▶ **Dataset content**
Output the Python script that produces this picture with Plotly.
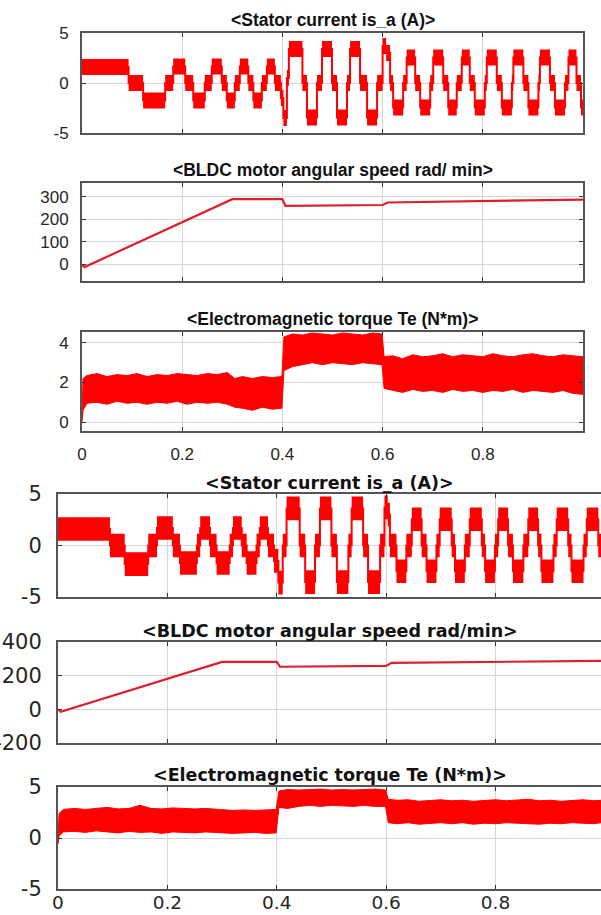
import plotly.graph_objects as go
import numpy as np

W, H = 601, 915

# ------------------------------------------------------------------ data
time_tickvals = [0, 0.2, 0.4, 0.6, 0.8]
time_ticktext = ["0", "0.2", "0.4", "0.6", "0.8"]

# ---------- Figure A (upper three scopes)
# stator current is_a: step start times and step levels (A)
ia_a_t = [0.000, 0.093, 0.122, 0.166, 0.182, 0.206, 0.222, 0.245, 0.259, 0.279,
          0.289, 0.305, 0.315, 0.332, 0.342, 0.359, 0.369, 0.385, 0.397, 0.402,
          0.409, 0.413, 0.440, 0.449, 0.469, 0.479, 0.499, 0.509, 0.529, 0.535,
          0.555, 0.569, 0.589, 0.600, 0.607, 0.615, 0.621, 0.641, 0.648, 0.665,
          0.675, 0.695, 0.701, 0.721, 0.731, 0.748, 0.758, 0.774, 0.784, 0.804,
          0.808, 0.828, 0.838, 0.858, 0.861, 0.881, 0.891, 0.911, 0.914, 0.934,
          0.944, 0.964, 0.971, 0.987, 0.996]
ia_a_v = [1.6, 0.0, -1.75, 0.0, 1.65, 0.0, -1.75, 0.0, 1.65, 0.0,
          -1.75, 0.0, 1.65, 0.0, -1.75, 0.0, 1.65, 0.0, -1.5, -3.5,
          0.5, 3.4, 0.0, -3.45, 0.0, 3.4, 0.0, -3.45, 0.0, 3.4,
          0.0, -3.45, 0.0, 3.7, 3.0, 0.0, -2.45, 0.0, 2.55, 0.0,
          -2.45, 0.0, 2.55, 0.0, -2.45, 0.0, 2.55, 0.0, -2.45, 0.0,
          2.55, 0.0, -2.45, 0.0, 2.55, 0.0, -2.45, 0.0, 2.55, 0.0,
          -2.45, 0.0, 2.55, 0.0, -2.45]
ia_a_ripple = 0.8          # half thickness of the switching-ripple band
ia_a_tend = 1.0

# rotor speed (rad/min)
speed_a_t = [0.000, 0.005, 0.300, 0.400, 0.406, 0.600, 0.610, 1.000]
speed_a_v = [-2, -13, 290, 290, 260, 264, 275, 288]

# electromagnetic torque Te: envelope of the ripple band (N*m)
te_a_t = [0.000, 0.002, 0.010, 0.030, 0.050, 0.070, 0.090, 0.110, 0.130, 0.150,
          0.170, 0.190, 0.210, 0.230, 0.250, 0.270, 0.290, 0.305, 0.320, 0.340,
          0.360, 0.380, 0.399, 0.403, 0.420, 0.440, 0.460, 0.480, 0.500, 0.520,
          0.540, 0.560, 0.580, 0.599, 0.603, 0.620, 0.640, 0.660, 0.680, 0.700,
          0.720, 0.740, 0.760, 0.780, 0.800, 0.820, 0.840, 0.860, 0.880, 0.900,
          0.920, 0.940, 0.960, 0.980, 1.000]
te_a_hi = [0.3, 2.2, 2.35, 2.45, 2.3, 2.4, 2.35, 2.45, 2.3, 2.4,
           2.35, 2.45, 2.4, 2.35, 2.45, 2.4, 2.5, 2.2, 2.3, 2.2,
           2.3, 2.25, 2.3, 4.3, 4.45, 4.4, 4.5, 4.45, 4.4, 4.5,
           4.45, 4.4, 4.5, 4.45, 3.3, 3.35, 3.2, 3.4, 3.3, 3.35,
           3.45, 3.3, 3.4, 3.35, 3.3, 3.45, 3.35, 3.3, 3.4, 3.45,
           3.35, 3.3, 3.4, 3.35, 3.3]
te_a_lo = [0.0, 0.6, 0.95, 1.0, 0.9, 1.05, 0.95, 1.0, 0.9, 1.0,
           0.95, 1.05, 0.9, 1.0, 0.95, 1.0, 0.9, 0.75, 0.7, 0.6,
           0.75, 0.65, 0.7, 2.6, 2.8, 2.9, 3.0, 2.9, 3.0, 2.95,
           2.9, 3.0, 2.95, 2.9, 1.7, 1.6, 1.5, 1.65, 1.55, 1.6,
           1.5, 1.65, 1.55, 1.6, 1.5, 1.6, 1.55, 1.65, 1.5, 1.6,
           1.55, 1.5, 1.6, 1.45, 1.4]

# ---------- Figure B (lower three scopes)
ia_b_t = [0.000, 0.095, 0.122, 0.165, 0.181, 0.210, 0.223, 0.254, 0.260, 0.278,
          0.290, 0.314, 0.320, 0.336, 0.345, 0.363, 0.369, 0.384, 0.395, 0.403,
          0.411, 0.418, 0.442, 0.452, 0.470, 0.479, 0.500, 0.510, 0.531, 0.537,
          0.558, 0.567, 0.589, 0.597, 0.603, 0.607, 0.619, 0.637, 0.647, 0.665,
          0.674, 0.692, 0.698, 0.720, 0.726, 0.744, 0.753, 0.775, 0.781, 0.799,
          0.805, 0.823, 0.832, 0.851, 0.860, 0.878, 0.884, 0.906, 0.912, 0.933,
          0.939, 0.961, 0.967, 0.988]
ia_b_v = [1.6, 0.0, -1.8, 0.0, 1.7, 0.0, -1.7, 0.0, 1.7, 0.0,
          -1.7, 0.0, 1.7, 0.0, -1.7, 0.0, 1.7, 0.0, -1.5, -3.6,
          0.0, 3.6, 0.0, -3.55, 0.0, 3.6, 0.0, -3.55, 0.0, 3.6,
          0.0, -3.55, 0.0, 3.7, 3.0, 0.0, -2.5, 0.0, 2.55, 0.0,
          -2.5, 0.0, 2.55, 0.0, -2.5, 0.0, 2.55, 0.0, -2.5, 0.0,
          2.55, 0.0, -2.5, 0.0, 2.55, 0.0, -2.5, 0.0, 2.55, 0.0,
          -2.5, 0.0, 2.55, 0.0]
ia_b_ripple = 1.15
ia_b_tend = 0.993

speed_b_t = [0.000, 0.005, 0.300, 0.400, 0.406, 0.600, 0.610, 0.993]
speed_b_v = [0, -15, 282, 282, 253, 258, 276, 288]

te_b_t = [0.000, 0.002, 0.010, 0.030, 0.050, 0.070, 0.090, 0.110, 0.130, 0.150,
          0.170, 0.190, 0.210, 0.230, 0.250, 0.270, 0.290, 0.305, 0.320, 0.340,
          0.360, 0.380, 0.399, 0.404, 0.420, 0.440, 0.460, 0.480, 0.500, 0.520,
          0.540, 0.560, 0.580, 0.599, 0.604, 0.620, 0.640, 0.660, 0.680, 0.700,
          0.720, 0.740, 0.760, 0.780, 0.800, 0.820, 0.840, 0.860, 0.880, 0.900,
          0.920, 0.940, 0.960, 0.980, 0.993]
te_b_hi = [0.0, 2.4, 2.8, 2.9, 2.8, 2.9, 3.0, 2.85, 2.9, 3.2,
           2.9, 2.85, 2.95, 2.9, 2.85, 2.9, 2.8, 2.75, 2.7, 2.75,
           2.7, 2.75, 2.8, 4.6, 4.75, 4.7, 4.75, 4.8, 4.7, 4.75,
           4.7, 4.75, 4.8, 4.7, 3.8, 3.7, 3.75, 3.6, 3.7, 3.75,
           3.65, 3.7, 3.6, 3.7, 3.75, 3.65, 3.7, 3.8, 3.65, 3.7,
           3.6, 3.7, 3.75, 3.65, 3.7]
te_b_lo = [-0.6, 0.2, 0.6, 0.65, 0.55, 0.7, 0.6, 0.5, 0.65, 0.55,
           0.6, 0.45, 0.6, 0.55, 0.5, 0.6, 0.55, 0.5, 0.45, 0.5,
           0.55, 0.45, 0.5, 3.0, 2.9, 3.1, 3.2, 3.1, 3.2, 3.15,
           3.1, 3.2, 3.1, 3.1, 1.5, 1.4, 1.5, 1.35, 1.45, 1.5,
           1.4, 1.5, 1.35, 1.45, 1.4, 1.5, 1.45, 1.4, 1.35, 1.45,
           1.4, 1.5, 1.45, 1.4, 1.5]

# --------------------------------------------------------------- styling
RED = "#ff0000"
SPEED_RED = "#dc1f2a"
AXIS_COL = "#555555"
GRID_COL = "#d6d6d6"
TXT = "#262626"

# panel pixel boxes (top, bottom)
panels = [(33, 133), (183, 281), (332, 431), (494, 597), (642, 743), (787, 889)]
xa_px = (82, 583)
xb_px = (58, 601)

fig = go.Figure()


def stairs(t, v, tend):
    return list(t) + [tend], list(v) + [v[-1]]


def add_current(n, t, v, ripple, tend):
    x, y = stairs(t, v, tend)
    y = np.array(y)
    fig.add_trace(go.Scatter(x=x, y=y - ripple, mode="lines", line=dict(width=0, shape="hv", color=RED),
                             xaxis=f"x{n}", yaxis=f"y{n}", showlegend=False, hoverinfo="skip"))
    fig.add_trace(go.Scatter(x=x, y=y + ripple, mode="lines", line=dict(width=0, shape="hv", color=RED),
                             fill="tonexty", fillcolor=RED,
                             xaxis=f"x{n}", yaxis=f"y{n}", showlegend=False, hoverinfo="skip"))
    fig.add_trace(go.Scatter(x=x, y=y, mode="lines", line=dict(width=2, shape="hv", color=RED),
                             xaxis=f"x{n}", yaxis=f"y{n}", showlegend=False))


def add_speed(n, t, v):
    fig.add_trace(go.Scatter(x=t, y=v, mode="lines", line=dict(width=2.2, color=SPEED_RED),
                             xaxis=f"x{n}", yaxis=f"y{n}", showlegend=False))


def add_torque(n, t, lo, hi):
    fig.add_trace(go.Scatter(x=t, y=lo, mode="lines", line=dict(width=1, color=RED),
                             xaxis=f"x{n}", yaxis=f"y{n}", showlegend=False, hoverinfo="skip"))
    fig.add_trace(go.Scatter(x=t, y=hi, mode="lines", line=dict(width=1, color=RED),
                             fill="tonexty", fillcolor=RED,
                             xaxis=f"x{n}", yaxis=f"y{n}", showlegend=False))


add_current(1, ia_a_t, ia_a_v, ia_a_ripple, ia_a_tend)
add_speed(2, speed_a_t, speed_a_v)
add_torque(3, te_a_t, te_a_lo, te_a_hi)
add_current(4, ia_b_t, ia_b_v, ia_b_ripple, ia_b_tend)
add_speed(5, speed_b_t, speed_b_v)
add_torque(6, te_b_t, te_b_lo, te_b_hi)

y_specs = [
    dict(range=[-5, 5], tickvals=[-5, 0, 5], ticktext=["-5", "0", "5"]),
    dict(range=[-75, 362], tickvals=[0, 100, 200, 300], ticktext=["0", "100", "200", "300"]),
    dict(range=[-0.45, 4.55], tickvals=[0, 2, 4], ticktext=["0", "2", "4"]),
    dict(range=[-5, 5], tickvals=[-5, 0, 5], ticktext=["-5", "0", "5"]),
    dict(range=[-200, 400], tickvals=[-200, 0, 200, 400], ticktext=["-200", "0", "200", "400"]),
    dict(range=[-5, 5], tickvals=[-5, 0, 5], ticktext=["-5", "0", "5"]),
]

titles = [
    "<Stator current is_a (A)>",
    "<BLDC motor angular speed rad/ min>",
    "<Electromagnetic torque Te (N*m)>",
    "<Stator current is_a (A)>",
    "<BLDC motor angular speed rad/min>",
    "<Electromagnetic torque Te (N*m)>",
]
title_y = [20, 170, 319, 483, 631, 775]

fontA = dict(family="Liberation Sans, Arial, sans-serif", size=17, color=TXT)
fontB = dict(family="DejaVu Sans, sans-serif", size=18.5, color=TXT)
fontBy = dict(family="DejaVu Sans, sans-serif", size=21, color=TXT)
tfontA = dict(family="Liberation Sans, Arial, sans-serif", size=17.5, color="#111111", weight="bold")
tfontB = dict(family="DejaVu Sans, sans-serif", size=17.5, color="#111111", weight="bold")

layout = dict(width=W, height=H, margin=dict(l=0, r=0, t=0, b=0, autoexpand=False),
              paper_bgcolor="white", plot_bgcolor="white", showlegend=False)

annotations = []
for i in range(6):
    n = i + 1
    groupA = i < 3
    xpx = xa_px if groupA else xb_px
    top, bot = panels[i]
    show_x = (i == 2 or i == 5)
    xr = [0, ia_a_tend] if groupA else [0, ia_b_tend]
    layout[f"xaxis{n if n > 1 else ''}"] = dict(
        domain=[xpx[0] / W, xpx[1] / W], range=xr, anchor=f"y{n}", automargin=False,
        tickvals=time_tickvals, ticktext=time_ticktext, showticklabels=show_x,
        showgrid=True, gridcolor=GRID_COL, gridwidth=1, zeroline=False,
        showline=True, linecolor=AXIS_COL, linewidth=2, mirror="allticks",
        ticks="inside", ticklen=4, tickcolor="#333333", tickwidth=1,
        tickfont=fontA if groupA else fontB, ticklabelstandoff=7 if groupA else -4,
    )
    spec = y_specs[i]
    layout[f"yaxis{n if n > 1 else ''}"] = dict(
        domain=[1 - bot / H, 1 - top / H], anchor=f"x{n}", range=spec["range"], automargin=False,
        tickvals=spec["tickvals"], ticktext=spec["ticktext"],
        showgrid=True, gridcolor=GRID_COL, gridwidth=1, zeroline=False,
        showline=True, linecolor=AXIS_COL, linewidth=2,
        mirror="allticks" if groupA else False,
        ticks="inside", ticklen=4, tickcolor="#333333", tickwidth=1,
        tickfont=fontA if groupA else fontBy, ticklabelstandoff=8 if groupA else 10,
    )
    annotations.append(dict(
        text=titles[i].replace("<", "&lt;").replace(">", "&gt;"),
        xref="paper", yref="paper", x=(xpx[0] + xpx[1]) / 2 / W, y=1 - title_y[i] / H,
        xanchor="center", yanchor="middle", showarrow=False,
        font=tfontA if groupA else tfontB,
    ))

layout["annotations"] = annotations
fig.update_layout(**layout)
fig.write_html("out.html", config={"displayModeBar": False},
               post_script="document.body.style.margin='0';document.body.style.overflow='hidden';")
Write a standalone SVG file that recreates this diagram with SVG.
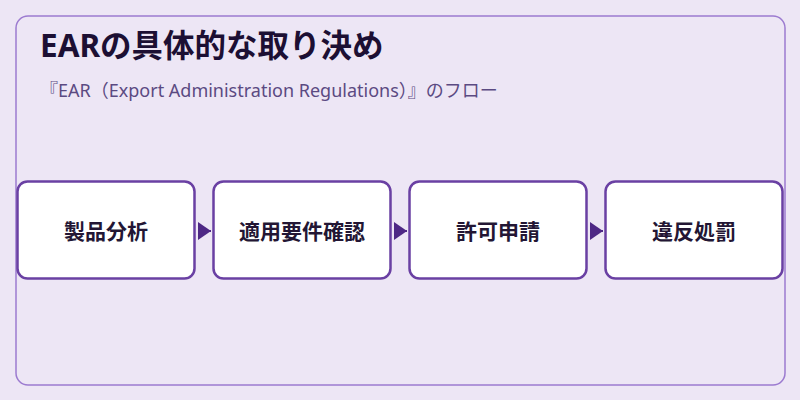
<svg xmlns="http://www.w3.org/2000/svg" width="800" height="400" viewBox="0 0 800 400">
<defs>
<style>
.node rect{fill:#ffffff;stroke:#6a40a3;stroke-width:2.5}
.node text{font-family:"Noto Sans","Noto Sans CJK JP",sans-serif;font-size:21px;font-weight:bold;fill:#231634;text-anchor:middle;dominant-baseline:central}
.conn line{stroke:#4e2885;stroke-width:2}
</style>
<marker id="arr" markerWidth="13" markerHeight="18" refX="13" refY="9" orient="auto" markerUnits="userSpaceOnUse">
<polygon points="0,0 13,9 0,18" fill="#4e2885"/>
</marker>
</defs>
<rect x="0" y="0" width="800" height="400" fill="#ede6f5"/>
<rect x="16" y="16" width="769" height="369" rx="12" fill="#ede6f5" stroke="#9c7bd0" stroke-width="1.5"/>
<text x="40" y="57" font-family="Noto Sans, Noto Sans CJK JP, sans-serif" font-size="31.5" font-weight="bold" fill="#1c0f33">EARの具体的な取り決め</text>
<text x="40" y="97" font-family="Noto Sans, Noto Sans CJK JP, sans-serif" font-size="18" fill="#5b4a82">『EAR（Export Administration Regulations）』のフロー</text>
<g id="connectors" class="conn">
<line x1="198" y1="231" x2="211" y2="231" marker-end="url(#arr)"/>
<line x1="394" y1="231" x2="407" y2="231" marker-end="url(#arr)"/>
<line x1="590" y1="231" x2="603" y2="231" marker-end="url(#arr)"/>
</g>
<g id="node1" class="node"><rect x="17.5" y="181.5" width="177" height="97" rx="10"/><text x="106" y="231">製品分析</text></g>
<g id="node2" class="node"><rect x="213.5" y="181.5" width="177" height="97" rx="10"/><text x="302" y="231">適用要件確認</text></g>
<g id="node3" class="node"><rect x="409.5" y="181.5" width="177" height="97" rx="10"/><text x="498" y="231">許可申請</text></g>
<g id="node4" class="node"><rect x="605.5" y="181.5" width="177" height="97" rx="10"/><text x="694" y="231">違反処罰</text></g>
</svg>
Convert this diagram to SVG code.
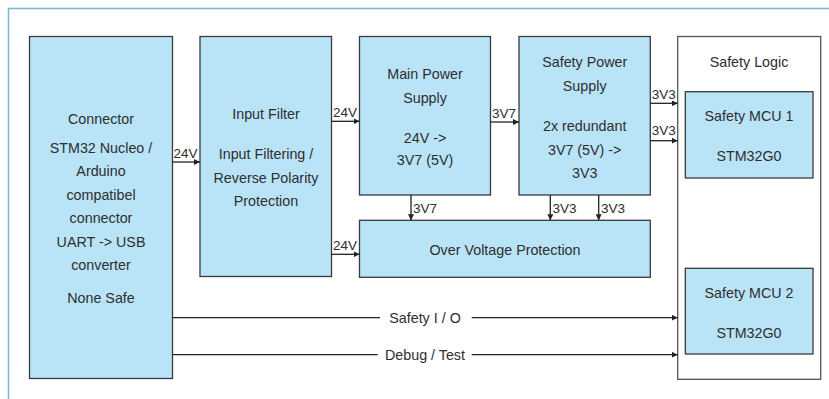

▶ **Written request**
Return only those lines of the records that contain the string "this".

▶ **Expected answer**
Output the Python script that produces this picture with Plotly.
Write a standalone SVG file that recreates this diagram with SVG.
Convert this diagram to SVG code.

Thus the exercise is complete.